Pensé en el semblante de Elizabeth y el corazón me latió más deprisa y se hinchó, y aquel agujero diminuto en la obstrucción de mi garganta se cerró.
Y sin que nadie estuviera al corriente de mi situación, todos comprendieron que mis palabras significaban «ya queda poco». Por la premura de Opal al recoger sus carpetas dando por concluida la reunión, supuse que ocurría lo mismo en su caso.
Elizabeth daba pesados pasos sobre la cinta sin fin situada de cara al jardín trasero de su casa. Contempló las colinas, los lagos y montes que se extendían delante de ella y se puso a andar más deprisa. Luego arrancó a correr; los cabellos le ondeaban a la espalda, la frente le brillaba, los brazos se movían al compás de las piernas y se imaginaba, tal como hacía cada día, que corría más allá de las colinas, hasta el otro lado del mar, lejos, muy lejos. Al cabo de media hora de estar corriendo sin moverse del sitio se detuvo, salió del pequeño gimnasio jadeando y acto seguido se puso a limpiar, frotando furiosamente superficies que ya resplandecían.
En cuanto hubo aseado la casa de arriba abajo, quitando todas las telarañas y despejando cualquier rincón oscuro y escondido, comenzó a hacer lo mismo con los rincones lóbregos de su mente. Las telarañas y el polvo se habían asentado en ellos y a la sazón ya estaba preparada para librarlos de impurezas. Algo intentaba arrastrarse fuera de aquella oscuridad y ella estaba en disposición de ayudarlo a aparecer.
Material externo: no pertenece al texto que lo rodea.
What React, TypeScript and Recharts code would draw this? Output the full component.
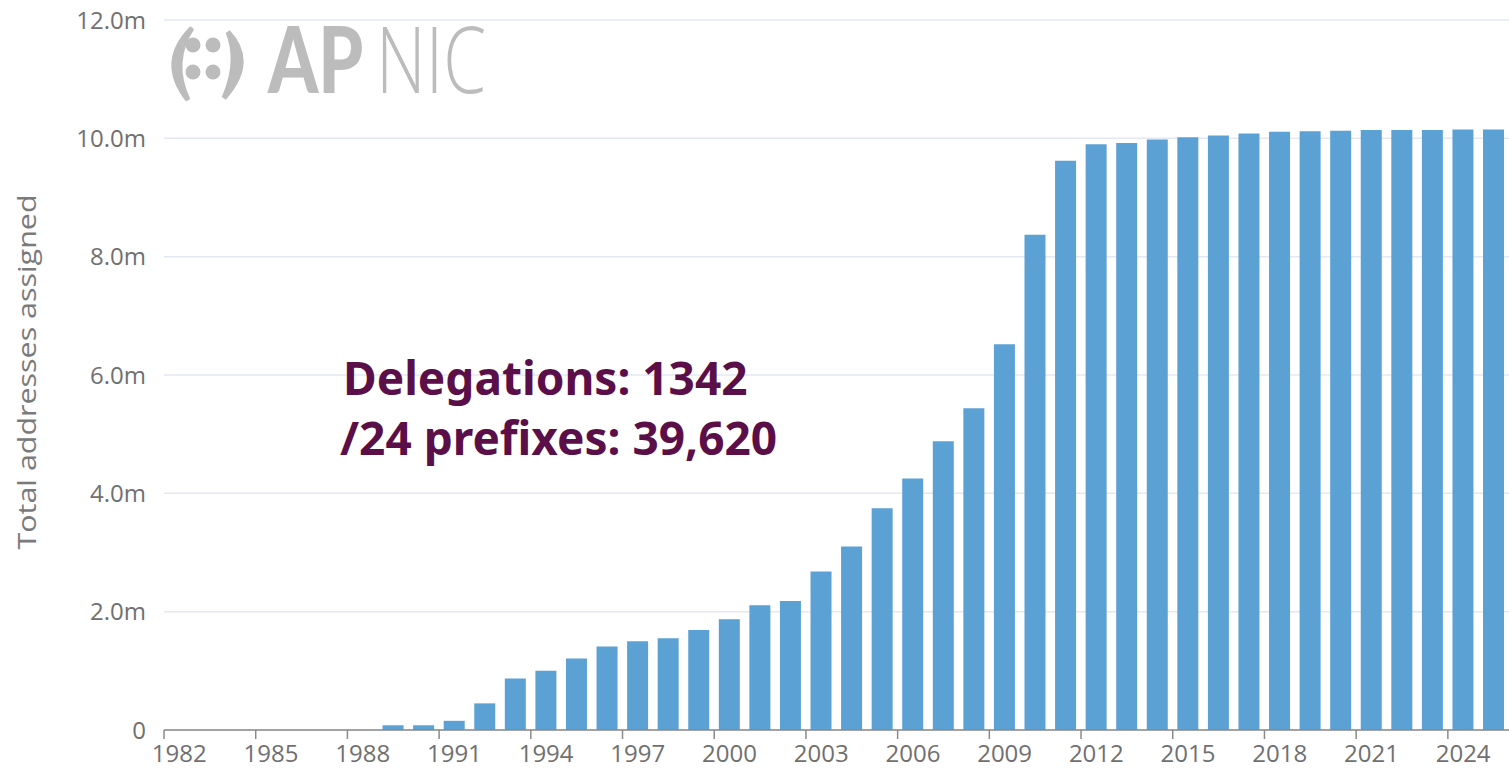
import { BarChart, Bar, XAxis, YAxis, CartesianGrid } from 'recharts'

const years = [
  1982, 1983, 1984, 1985, 1986, 1987, 1988, 1989, 1990, 1991, 1992, 1993, 1994, 1995, 1996,
  1997, 1998, 1999, 2000, 2001, 2002, 2003, 2004, 2005, 2006, 2007, 2008, 2009, 2010, 2011,
  2012, 2013, 2014, 2015, 2016, 2017, 2018, 2019, 2020, 2021, 2022, 2023, 2024, 2025,
]

// total addresses assigned, in millions
const addresses = [
  0, 0, 0, 0, 0, 0, 0, 0.08, 0.08, 0.155, 0.45, 0.87, 1.0, 1.21, 1.41,
  1.5, 1.55, 1.69, 1.87, 2.11, 2.18, 2.68, 3.1, 3.75, 4.25, 4.88, 5.44, 6.52, 8.37, 9.62,
  9.9, 9.92, 9.98, 10.02, 10.05, 10.08, 10.11, 10.12, 10.13, 10.14, 10.14, 10.14, 10.15, 10.15,
]

const yTicks = [0, 2, 4, 6, 8, 10, 12]

const delegations = '1342'
const prefixes24 = '39,620'

const data = years.map((y, i) => ({ year: y, total: addresses[i] }))

const W = 1509
const H = 770
const Y_AXIS_W = 164
const FONT = '"Open Sans", sans-serif'
const band = (W - Y_AXIS_W) / years.length

function XTick(props: any) {
  const { x, y, payload } = props
  const left = x - band / 2
  return (
    <g>
      <line x1={left} x2={left} y1={y} y2={y + 9} stroke="#8a8a8a" strokeWidth={1.5} />
      <text x={x} y={y + 32} textAnchor="middle" fontSize={24} fontFamily={FONT} fill="#707070">
        {payload.value}
      </text>
    </g>
  )
}

const fmtY = (v: number) => (v === 0 ? '0' : `${v.toFixed(1)}m`)

export default function App() {
  return (
    <div style={{ position: 'absolute', left: 0, top: 0, width: W, height: H, background: '#fff' }}>
      <BarChart
        width={W}
        height={H}
        data={data}
        margin={{ top: 20, right: 0, left: 0, bottom: 0 }}
        barCategoryGap="15%"
      >
        <CartesianGrid vertical={false} stroke="#e4e8f2" strokeWidth={1.5} />
        <XAxis
          dataKey="year"
          interval={2}
          height={40}
          tickSize={0}
          tickMargin={0}
          tickLine={false}
          axisLine={{ stroke: '#8a8a8a', strokeWidth: 1.5 }}
          tick={<XTick />}
        />
        <YAxis
          width={Y_AXIS_W}
          domain={[0, 12]}
          ticks={yTicks}
          tickFormatter={fmtY}
          axisLine={false}
          tickLine={false}
          tickSize={0}
          tickMargin={18}
          tick={{ fontSize: 24, fontFamily: FONT, fill: '#707070' }}
        />
        <Bar dataKey="total" fill="#5ba1d4" isAnimationActive={false} />
      </BarChart>

      <svg
        width={W}
        height={H}
        style={{ position: 'absolute', left: 0, top: 0, pointerEvents: 'none' }}
      >
        {/* APNIC watermark */}
        <g fill="#bcbcbc">
          <path d="M192 28 Q158 62 188 100 Q170 62 192 28 Z" stroke="#bcbcbc" strokeWidth={5} />
          <circle cx={193} cy={45} r={7.5} />
          <circle cx={213} cy={45} r={7.5} />
          <circle cx={193} cy={72} r={7.5} />
          <circle cx={213} cy={72} r={7.5} />
          <path d="M228 32 Q256 62 224 98 Q240 62 228 32 Z" stroke="#bcbcbc" strokeWidth={5} />
          <text transform="translate(268 93) scale(0.78 1)" fontSize={92} fontWeight={900} fontFamily="Lato, sans-serif">
            AP
          </text>
          <text transform="translate(376 93) scale(0.75 1)" fontSize={92} fontWeight={300} fontFamily={FONT}>
            NIC
          </text>
        </g>

        <text
          transform="translate(36 372) rotate(-90)"
          textAnchor="middle"
          fontSize={25}
          fontFamily={FONT}
          fill="#7a7a7a"
          textLength={355}
          lengthAdjust="spacingAndGlyphs"
        >
          Total addresses assigned
        </text>

        <g fontFamily='"Noto Sans", sans-serif' fontWeight={700} fontSize={46} fill="#5b0f48">
          <text x={343} y={395}>Delegations: {delegations}</text>
          <text x={340} y={455}>/24 prefixes: {prefixes24}</text>
        </g>
      </svg>
    </div>
  )
}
Basta de huir.
Se sentó a la mesa de la cocina y contempló la campiña extendida ante su vista, colinas retozonas, valles y lagos unidos por un fino encaje de fucsia y montbretia. El cielo se ensombrecía más temprano con la llegada de agosto.
Pensó largo y tendido sobre esto y aquello, dejando que lo que la inquietaba tuviera ocasión de salir de las sombras y mostrarse. Era la misma sensación tan fastidiosa de la que huía cuando tumbada en la cama intentaba dormir, la sensación que combatía limpiando la casa con frenesí. Pero ahora estaba sentada a la mesa como una mujer que se rindiera con las manos en alto frente a su propia arma, permitiendo que sus pensamientos la arrestaran. Había sido como un criminal fugitivo que llevase demasiado tiempo huyendo.